Source code of charts
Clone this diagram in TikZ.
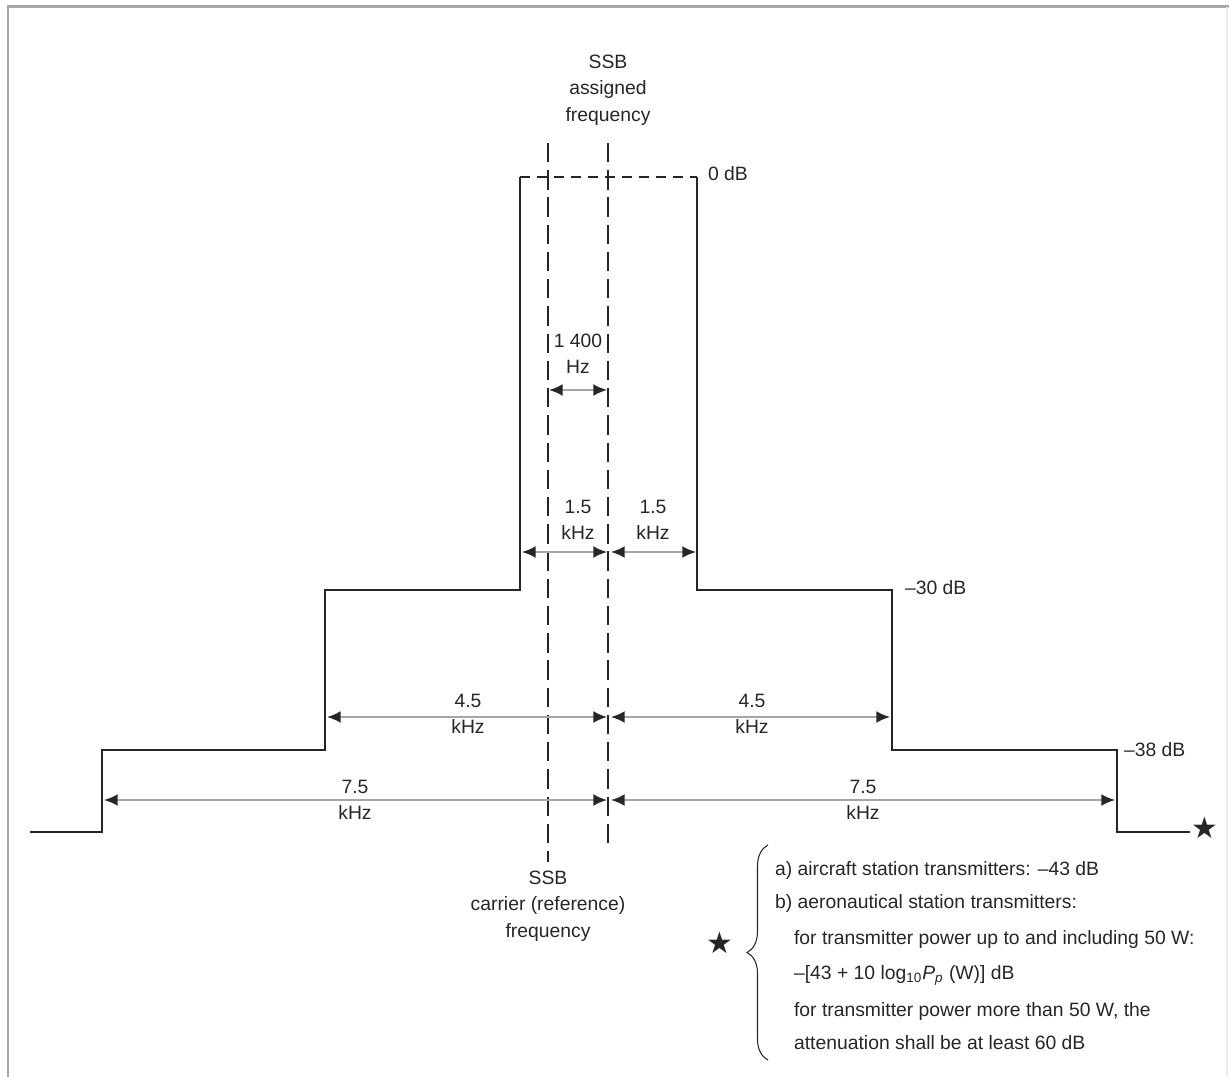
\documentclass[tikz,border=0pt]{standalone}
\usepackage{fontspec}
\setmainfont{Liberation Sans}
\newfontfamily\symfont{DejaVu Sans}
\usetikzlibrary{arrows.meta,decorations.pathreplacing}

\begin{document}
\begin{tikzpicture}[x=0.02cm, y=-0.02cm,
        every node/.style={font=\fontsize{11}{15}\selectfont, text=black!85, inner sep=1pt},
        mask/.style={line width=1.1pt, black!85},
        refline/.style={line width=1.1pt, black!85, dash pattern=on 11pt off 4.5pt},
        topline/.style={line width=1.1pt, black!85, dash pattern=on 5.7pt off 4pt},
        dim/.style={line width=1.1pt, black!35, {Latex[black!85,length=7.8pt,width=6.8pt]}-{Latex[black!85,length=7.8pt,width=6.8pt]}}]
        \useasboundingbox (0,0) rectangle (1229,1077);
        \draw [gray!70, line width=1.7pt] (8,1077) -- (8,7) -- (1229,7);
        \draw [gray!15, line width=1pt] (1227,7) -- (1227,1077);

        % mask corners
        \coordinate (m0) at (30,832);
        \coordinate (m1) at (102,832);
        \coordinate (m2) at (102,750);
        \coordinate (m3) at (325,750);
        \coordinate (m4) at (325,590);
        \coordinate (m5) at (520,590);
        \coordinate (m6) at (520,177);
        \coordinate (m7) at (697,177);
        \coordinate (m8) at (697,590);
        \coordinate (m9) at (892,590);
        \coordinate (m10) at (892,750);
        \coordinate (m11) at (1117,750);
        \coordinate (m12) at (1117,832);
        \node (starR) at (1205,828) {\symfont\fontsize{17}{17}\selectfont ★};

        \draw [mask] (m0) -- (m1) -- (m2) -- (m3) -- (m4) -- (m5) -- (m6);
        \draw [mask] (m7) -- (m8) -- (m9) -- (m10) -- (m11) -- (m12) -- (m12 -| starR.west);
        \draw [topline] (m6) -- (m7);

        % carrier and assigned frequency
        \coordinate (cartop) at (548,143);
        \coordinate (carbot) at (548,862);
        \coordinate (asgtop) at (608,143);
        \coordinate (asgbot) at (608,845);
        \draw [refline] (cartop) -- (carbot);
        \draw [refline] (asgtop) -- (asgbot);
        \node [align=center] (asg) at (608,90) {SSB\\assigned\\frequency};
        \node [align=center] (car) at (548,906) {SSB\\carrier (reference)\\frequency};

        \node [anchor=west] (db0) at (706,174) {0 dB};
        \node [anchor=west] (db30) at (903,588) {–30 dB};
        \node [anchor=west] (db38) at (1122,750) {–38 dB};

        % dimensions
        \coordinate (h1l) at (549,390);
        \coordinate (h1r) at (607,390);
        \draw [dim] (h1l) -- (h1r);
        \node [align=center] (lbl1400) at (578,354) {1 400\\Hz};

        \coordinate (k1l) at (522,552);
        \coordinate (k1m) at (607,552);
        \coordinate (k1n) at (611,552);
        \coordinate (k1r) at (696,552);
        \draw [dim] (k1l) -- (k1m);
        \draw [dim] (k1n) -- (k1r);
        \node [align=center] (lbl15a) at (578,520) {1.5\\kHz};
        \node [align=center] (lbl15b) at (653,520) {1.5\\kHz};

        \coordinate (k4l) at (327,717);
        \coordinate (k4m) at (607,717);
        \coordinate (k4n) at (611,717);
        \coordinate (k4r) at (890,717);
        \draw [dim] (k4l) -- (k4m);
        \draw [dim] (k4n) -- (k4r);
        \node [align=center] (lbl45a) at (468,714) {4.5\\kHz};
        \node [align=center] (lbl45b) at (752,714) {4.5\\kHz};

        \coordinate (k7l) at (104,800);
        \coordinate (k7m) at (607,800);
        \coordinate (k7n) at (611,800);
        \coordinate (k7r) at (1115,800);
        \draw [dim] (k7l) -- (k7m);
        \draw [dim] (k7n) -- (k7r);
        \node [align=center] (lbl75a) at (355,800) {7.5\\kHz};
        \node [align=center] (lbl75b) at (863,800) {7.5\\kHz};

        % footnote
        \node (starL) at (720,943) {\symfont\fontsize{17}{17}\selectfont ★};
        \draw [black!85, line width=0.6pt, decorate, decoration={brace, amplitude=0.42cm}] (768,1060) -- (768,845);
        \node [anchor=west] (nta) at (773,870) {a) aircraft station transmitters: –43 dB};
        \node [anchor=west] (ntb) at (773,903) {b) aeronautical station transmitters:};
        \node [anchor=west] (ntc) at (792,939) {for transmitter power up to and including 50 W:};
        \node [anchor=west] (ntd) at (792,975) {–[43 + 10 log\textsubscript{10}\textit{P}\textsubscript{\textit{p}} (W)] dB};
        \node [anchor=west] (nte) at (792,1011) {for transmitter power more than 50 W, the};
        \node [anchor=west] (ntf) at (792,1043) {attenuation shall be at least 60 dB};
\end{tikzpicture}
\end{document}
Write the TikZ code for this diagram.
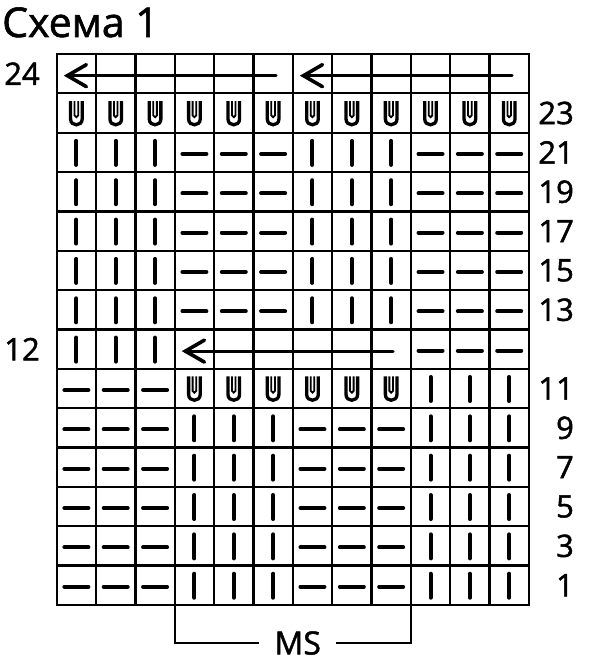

* [Challenge]
Leave out the pictures and repeat the lines from the start of the material through the line with "[topline] (m6) -- (m7);", inclusive.

* [Output of the exercise]
Clone this diagram in TikZ.
\documentclass[tikz,border=0pt]{standalone}
\usepackage{fontspec}
\setmainfont{Liberation Sans}
\newfontfamily\symfont{DejaVu Sans}
\usetikzlibrary{arrows.meta,decorations.pathreplacing}

\begin{document}
\begin{tikzpicture}[x=0.02cm, y=-0.02cm,
        every node/.style={font=\fontsize{11}{15}\selectfont, text=black!85, inner sep=1pt},
        mask/.style={line width=1.1pt, black!85},
        refline/.style={line width=1.1pt, black!85, dash pattern=on 11pt off 4.5pt},
        topline/.style={line width=1.1pt, black!85, dash pattern=on 5.7pt off 4pt},
        dim/.style={line width=1.1pt, black!35, {Latex[black!85,length=7.8pt,width=6.8pt]}-{Latex[black!85,length=7.8pt,width=6.8pt]}}]
        \useasboundingbox (0,0) rectangle (1229,1077);
        \draw [gray!70, line width=1.7pt] (8,1077) -- (8,7) -- (1229,7);
        \draw [gray!15, line width=1pt] (1227,7) -- (1227,1077);

        % mask corners
        \coordinate (m0) at (30,832);
        \coordinate (m1) at (102,832);
        \coordinate (m2) at (102,750);
        \coordinate (m3) at (325,750);
        \coordinate (m4) at (325,590);
        \coordinate (m5) at (520,590);
        \coordinate (m6) at (520,177);
        \coordinate (m7) at (697,177);
        \coordinate (m8) at (697,590);
        \coordinate (m9) at (892,590);
        \coordinate (m10) at (892,750);
        \coordinate (m11) at (1117,750);
        \coordinate (m12) at (1117,832);
        \node (starR) at (1205,828) {\symfont\fontsize{17}{17}\selectfont ★};

        \draw [mask] (m0) -- (m1) -- (m2) -- (m3) -- (m4) -- (m5) -- (m6);
        \draw [mask] (m7) -- (m8) -- (m9) -- (m10) -- (m11) -- (m12) -- (m12 -| starR.west);
        \draw [topline] (m6) -- (m7);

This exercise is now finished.